A few jobs, buildings, and planet designations have gotten a bit of a touch-up during this pass. Notable examples of designations include the Urban World, which now has a Trade Value bonus, and the Colony, which is now intended to satisfy the needs of a newly colonized world rather than provide pop growth bonuses.

1605094446038.png
1605094456491.png

Urban and Colony Designations

The old Colony bonus was changed because it was a bit problematic - growth bonuses made it somewhat stronger than many other more specialized bonuses. We’d greatly prefer if you could flag that newly settled Mining World as such right away and immediately turn on automation, rather than it being optimal to manually develop the world until it reached 5 pops and no longer qualified for Colony.

Due to its inherent terror of deficits, the automation scripts tend to be a little bit more conservative than players may be, but I’ve personally enjoyed the dramatically reduced mental burden my mid to late game colonies require. It’s also convenient that several designations (such as Forge, Factory, Tech, and Urban) will build out colonies that qualify for the Arcology Project decision. In our dev multiplayer games, I've been making a point of using colony automation as much as possible in order to give everyone else a chance get a feel for what it's doing. (Except my capital. I'll admit that I do manually build that so I can take care of sudden shifts in priority.)

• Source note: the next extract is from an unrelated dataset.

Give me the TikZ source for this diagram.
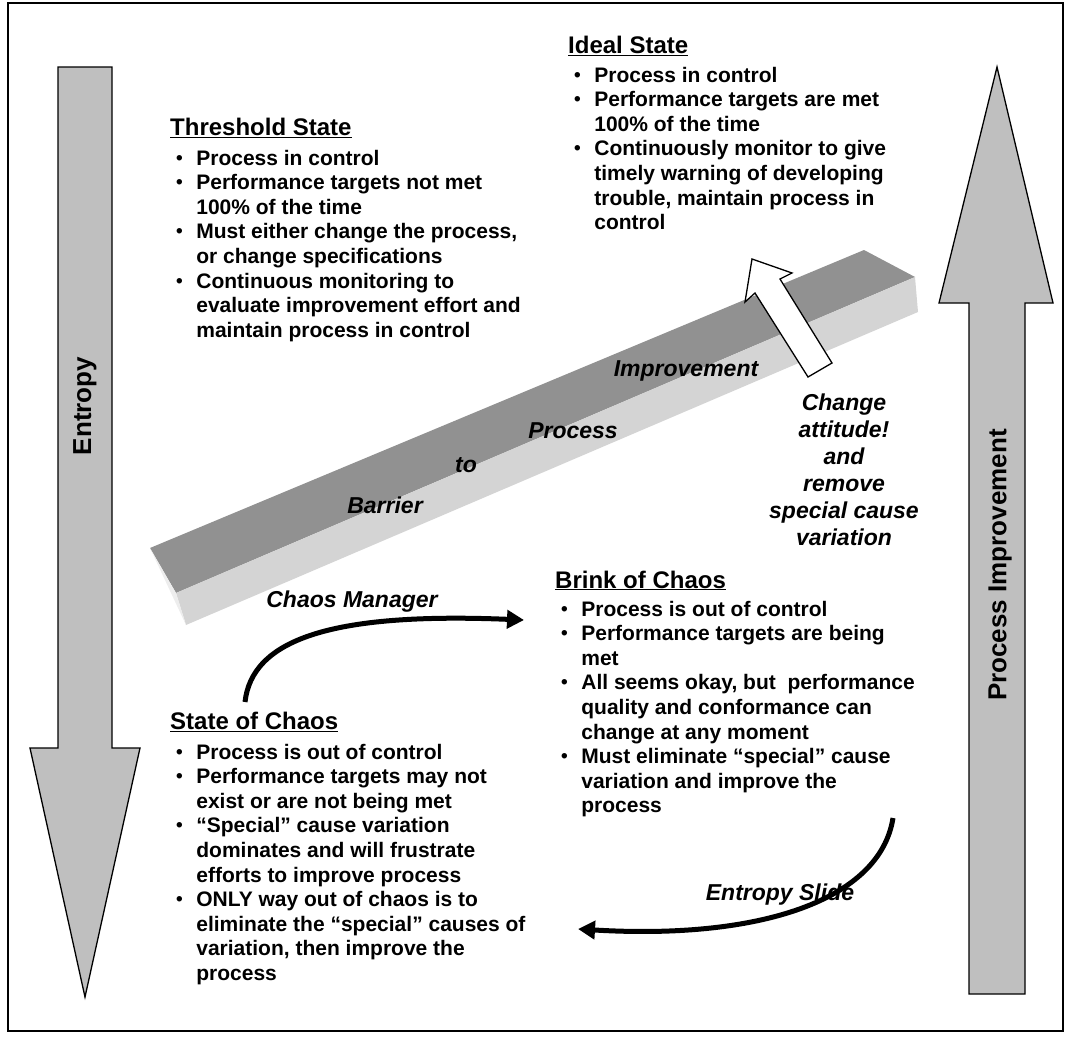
\documentclass[tikz,border=0pt]{standalone}
\usepackage{fontspec}
\setmainfont{Liberation Sans}
\usetikzlibrary{arrows.meta}
\definecolor{bartop}{gray}{0.57}
\definecolor{barfront}{gray}{0.83}
\definecolor{barend}{gray}{0.93}
\definecolor{sidegray}{gray}{0.75}
\newcommand{\bul}{\raisebox{1pt}{\fontsize{19}{19}\selectfont\textbullet}}
\tikzset{
  heading/.style={anchor=base west,inner sep=0pt,font=\fontsize{24}{28}\selectfont\bfseries},
  itemlist/.style={anchor=base west,inner sep=0pt,font=\fontsize{21}{24.6}\selectfont\bfseries},
  tag/.style={inner sep=0pt,font=\fontsize{23}{27}\selectfont\bfseries\itshape},
  sidelabel/.style={inner sep=0pt,rotate=90,font=\fontsize{26}{30}\selectfont\bfseries},
  sidearrow/.style={draw=black,line width=1.3pt,fill=sidegray,line join=miter},
  slide/.style={line width=5pt,-{Triangle[length=17pt,width=18pt]}}
}
\newenvironment{bullets}{\begin{tabular}[t]{@{\hspace{6pt}}l@{\hspace{13.5pt}}l@{}}}{\end{tabular}}
\begin{document}
\begin{tikzpicture}[x=1pt,y=-1pt,>=Latex]
  \useasboundingbox (0,0) rectangle (1065,1036);
  \draw[line width=1.5pt] (8,3) rectangle (1063,1031);

  \draw[sidearrow] (58,67) -- (112,67) -- (112,748) -- (140,748) -- (85,997)
    -- (30,748) -- (58,748) -- cycle;
  \node[sidelabel] (entropy) at (85,406) {Entropy};
  \draw[sidearrow] (969,994) -- (969,303) -- (939,303) -- (997,67) -- (1053,303)
    -- (1025,303) -- (1025,994) -- cycle;
  \node[sidelabel] (improve) at (1000,565) {Process Improvement};

  \fill[bartop] (150,548) -- (864,250) -- (915,277) -- (176,593) -- cycle;
  \fill[barfront] (176,593) -- (915,277) -- (918,312) -- (186,625) -- cycle;
  \fill[barend] (150,548) -- (176,593) -- (186,625) -- cycle;
  \node[tag] (barrier) at (385,505) {Barrier};
  \node[tag] (to) at (466,465) {to};
  \node[tag] (process) at (573,431) {Process};
  \node[tag] (improvement) at (686,371) {Improvement};

  \draw[line width=1.3pt,fill=white,line join=miter] (752,259) -- (792,273) -- (780,279)
    -- (832,363) -- (808,377) -- (755,293) -- (745,302) -- cycle;
  \node[tag,align=center] (attitude) at (844,470)
    {Change\\attitude!\\and\\remove\\special cause\\variation};

  \node[heading] (ideal) at (568,53.5) {\underline{Ideal State}};
  \node[itemlist] (ideallist) at (568,82) {\begin{bullets}
    \bul & Process in control\\
    \bul & Performance targets are met\\
         & 100\% of the time\\
    \bul & Continuously monitor to give\\
         & timely warning of developing\\
         & trouble, maintain process in\\
         & control
  \end{bullets}};

  \node[heading] (threshold) at (170,135.5) {\underline{Threshold State}};
  \node[itemlist] (thresholdlist) at (170,165) {\begin{bullets}
    \bul & Process in control\\
    \bul & Performance targets not met\\
         & 100\% of the time\\
    \bul & Must either change the process,\\
         & or change specifications\\
    \bul & Continuous monitoring to\\
         & evaluate improvement effort and\\
         & maintain process in control
  \end{bullets}};

  \node[heading] (brink) at (555,588) {\underline{Brink of Chaos}};
  \node[itemlist] (brinklist) at (555,616) {\begin{bullets}
    \bul & Process is out of control\\
    \bul & Performance targets are being\\
         & met\\
    \bul & All seems okay, but\ \ performance\\
         & quality and conformance can\\
         & change at any moment\\
    \bul & Must eliminate “special” cause\\
         & variation and improve the\\
         & process
  \end{bullets}};

  \node[heading] (chaos) at (170,729.5) {\underline{State of Chaos}};
  \node[itemlist] (chaoslist) at (170,759) {\begin{bullets}
    \bul & Process is out of control\\
    \bul & Performance targets may not\\
         & exist or are not being met\\
    \bul & “Special” cause variation\\
         & dominates and will frustrate\\
         & efforts to improve process\\
    \bul & ONLY way out of chaos is to\\
         & eliminate the “special” causes of\\
         & variation, then improve the\\
         & process
  \end{bullets}};

  \coordinate (cmfrom) at (245,702);
  \coordinate (cmto) at (524,620);
  \draw[slide] (cmfrom) .. controls (252,640) and (330,612) .. (cmto);
  \node[tag] (manager) at (352,602) {Chaos Manager};

  \coordinate (esfrom) at (893,818);
  \coordinate (esto) at (578,929);
  \draw[slide] (esfrom) .. controls (880,900) and (760,940) .. (esto);
  \node[tag] (slidelabel) at (780,895) {Entropy Slide};
\end{tikzpicture}
\end{document}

If you're using planetary automation but it doesn't seem to be doing anything, the three most common things to check are:
  • Is the colony in a Sector?
    • Colonies have to be in a (non-Frontier) Sector in order to use either sector or planetary automation.
  • Am I running an energy deficit?
    • Most districts and buildings have energy upkeep. While it's possible for the district or building to theoretically produce enough energy to overcome that and help work off the current deficit, the automation scripts are as light as possible and without deeper analysis can't assume that pops moving into those jobs wouldn't worsen the shortage. Manual intervention is necessary to dig out of an energy crunch.
  • Do I have resources in the automation pool for it to use?
    • There's a notification for this, but if the pool is running low it might not be able to afford whatever it is it wants to build. Remember, you can hold Ctrl to change the units moved from hundreds to thousands.
      1605096055953.png

      Save mouse-clicks, use Ctrl.

Resettlement

Manual resettlement and the mitigation of unemployment is a huge burden in mid to late game Stellaris. It is generally our belief that manual resettlement should be an extremely rare occurrence, not something done expected to be done as part of the core game loop. When you must, it should be a simple process, but it should be an unusual act.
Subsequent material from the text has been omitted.